### Data segment

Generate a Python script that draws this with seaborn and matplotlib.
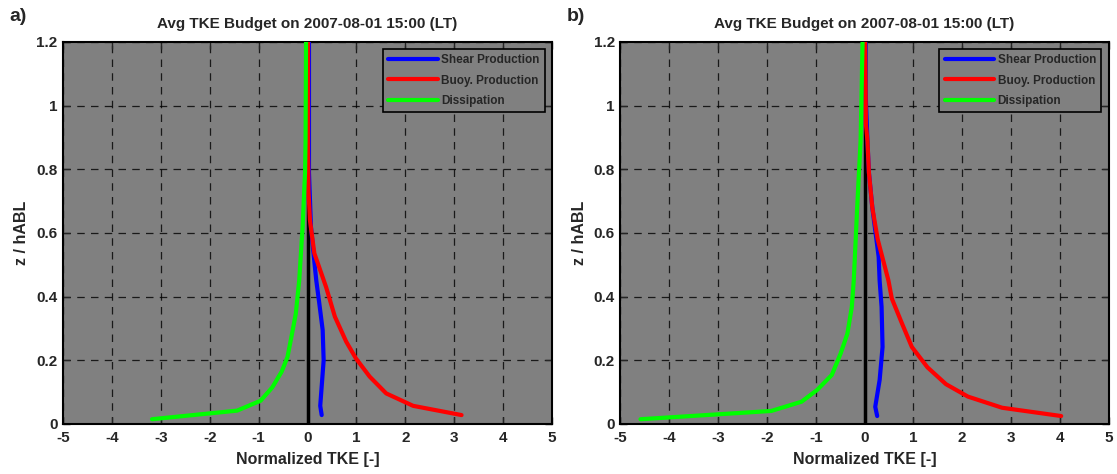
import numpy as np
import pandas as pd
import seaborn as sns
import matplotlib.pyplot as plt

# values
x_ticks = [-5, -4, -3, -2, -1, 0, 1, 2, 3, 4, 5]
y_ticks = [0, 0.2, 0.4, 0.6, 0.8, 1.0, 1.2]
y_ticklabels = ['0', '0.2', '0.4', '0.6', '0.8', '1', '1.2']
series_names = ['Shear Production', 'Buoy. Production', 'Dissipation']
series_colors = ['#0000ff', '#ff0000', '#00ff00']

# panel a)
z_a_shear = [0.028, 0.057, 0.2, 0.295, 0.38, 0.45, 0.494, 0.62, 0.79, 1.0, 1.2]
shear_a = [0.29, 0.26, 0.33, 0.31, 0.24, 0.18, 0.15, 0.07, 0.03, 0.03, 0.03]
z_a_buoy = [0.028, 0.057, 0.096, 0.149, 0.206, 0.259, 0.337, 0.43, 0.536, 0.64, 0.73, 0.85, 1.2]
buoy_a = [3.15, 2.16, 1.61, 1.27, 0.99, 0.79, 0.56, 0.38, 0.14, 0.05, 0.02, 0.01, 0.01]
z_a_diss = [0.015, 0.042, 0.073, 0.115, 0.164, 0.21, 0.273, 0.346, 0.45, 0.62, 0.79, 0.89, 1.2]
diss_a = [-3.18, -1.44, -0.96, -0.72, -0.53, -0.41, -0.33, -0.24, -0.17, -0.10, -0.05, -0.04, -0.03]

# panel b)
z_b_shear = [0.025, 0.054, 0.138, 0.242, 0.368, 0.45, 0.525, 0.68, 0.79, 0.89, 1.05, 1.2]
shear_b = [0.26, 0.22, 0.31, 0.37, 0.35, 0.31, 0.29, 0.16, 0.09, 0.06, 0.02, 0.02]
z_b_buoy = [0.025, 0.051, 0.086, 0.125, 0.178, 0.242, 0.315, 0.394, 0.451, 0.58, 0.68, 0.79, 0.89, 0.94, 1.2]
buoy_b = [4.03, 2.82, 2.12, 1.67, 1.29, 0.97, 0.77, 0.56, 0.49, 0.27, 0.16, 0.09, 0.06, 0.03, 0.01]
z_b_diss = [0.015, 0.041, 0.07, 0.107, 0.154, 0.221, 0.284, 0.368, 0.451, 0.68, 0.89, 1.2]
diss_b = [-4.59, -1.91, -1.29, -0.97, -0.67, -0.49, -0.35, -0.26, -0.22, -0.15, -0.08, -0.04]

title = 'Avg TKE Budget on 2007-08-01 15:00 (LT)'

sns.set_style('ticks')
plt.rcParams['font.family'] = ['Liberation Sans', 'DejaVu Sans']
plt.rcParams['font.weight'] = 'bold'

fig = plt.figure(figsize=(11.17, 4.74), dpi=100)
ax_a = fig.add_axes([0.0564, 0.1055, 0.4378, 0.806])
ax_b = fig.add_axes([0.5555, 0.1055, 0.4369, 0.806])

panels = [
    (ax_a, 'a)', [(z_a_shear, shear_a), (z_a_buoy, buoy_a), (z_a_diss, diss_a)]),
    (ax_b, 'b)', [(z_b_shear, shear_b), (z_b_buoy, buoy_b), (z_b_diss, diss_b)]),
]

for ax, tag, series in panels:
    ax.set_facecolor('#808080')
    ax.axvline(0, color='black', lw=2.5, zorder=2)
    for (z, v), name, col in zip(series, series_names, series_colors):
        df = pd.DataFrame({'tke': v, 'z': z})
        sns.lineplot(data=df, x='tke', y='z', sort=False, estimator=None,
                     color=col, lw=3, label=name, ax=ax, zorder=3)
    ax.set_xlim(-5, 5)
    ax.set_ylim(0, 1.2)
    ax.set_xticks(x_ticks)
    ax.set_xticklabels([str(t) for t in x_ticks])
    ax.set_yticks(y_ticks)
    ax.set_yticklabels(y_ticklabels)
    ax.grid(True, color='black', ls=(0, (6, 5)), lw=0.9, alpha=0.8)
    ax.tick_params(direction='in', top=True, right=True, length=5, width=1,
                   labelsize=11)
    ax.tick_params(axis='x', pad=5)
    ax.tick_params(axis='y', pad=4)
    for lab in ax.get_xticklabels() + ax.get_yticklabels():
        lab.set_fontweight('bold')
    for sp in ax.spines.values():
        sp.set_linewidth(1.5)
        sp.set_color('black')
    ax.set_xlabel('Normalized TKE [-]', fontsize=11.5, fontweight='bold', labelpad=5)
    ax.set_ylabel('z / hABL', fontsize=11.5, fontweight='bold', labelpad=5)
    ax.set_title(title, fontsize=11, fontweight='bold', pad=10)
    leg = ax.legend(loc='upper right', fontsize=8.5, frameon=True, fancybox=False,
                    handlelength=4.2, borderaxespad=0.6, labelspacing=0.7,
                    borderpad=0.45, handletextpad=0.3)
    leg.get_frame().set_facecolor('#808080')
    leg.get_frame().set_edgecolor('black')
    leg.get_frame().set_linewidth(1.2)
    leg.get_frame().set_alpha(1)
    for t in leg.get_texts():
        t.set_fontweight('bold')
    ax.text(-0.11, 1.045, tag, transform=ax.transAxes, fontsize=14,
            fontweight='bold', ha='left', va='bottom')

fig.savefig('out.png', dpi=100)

######

Task description:
Give again exactly the lines running from the beginning of the material above through the line that contains "series_colors = ['#0000ff', '#ff0000', '#00ff00']", and leave out every picture.

Solution for this task:
Generate a Python script that draws this with seaborn and matplotlib.
import numpy as np
import pandas as pd
import seaborn as sns
import matplotlib.pyplot as plt

# values
x_ticks = [-5, -4, -3, -2, -1, 0, 1, 2, 3, 4, 5]
y_ticks = [0, 0.2, 0.4, 0.6, 0.8, 1.0, 1.2]
y_ticklabels = ['0', '0.2', '0.4', '0.6', '0.8', '1', '1.2']
series_names = ['Shear Production', 'Buoy. Production', 'Dissipation']
series_colors = ['#0000ff', '#ff0000', '#00ff00']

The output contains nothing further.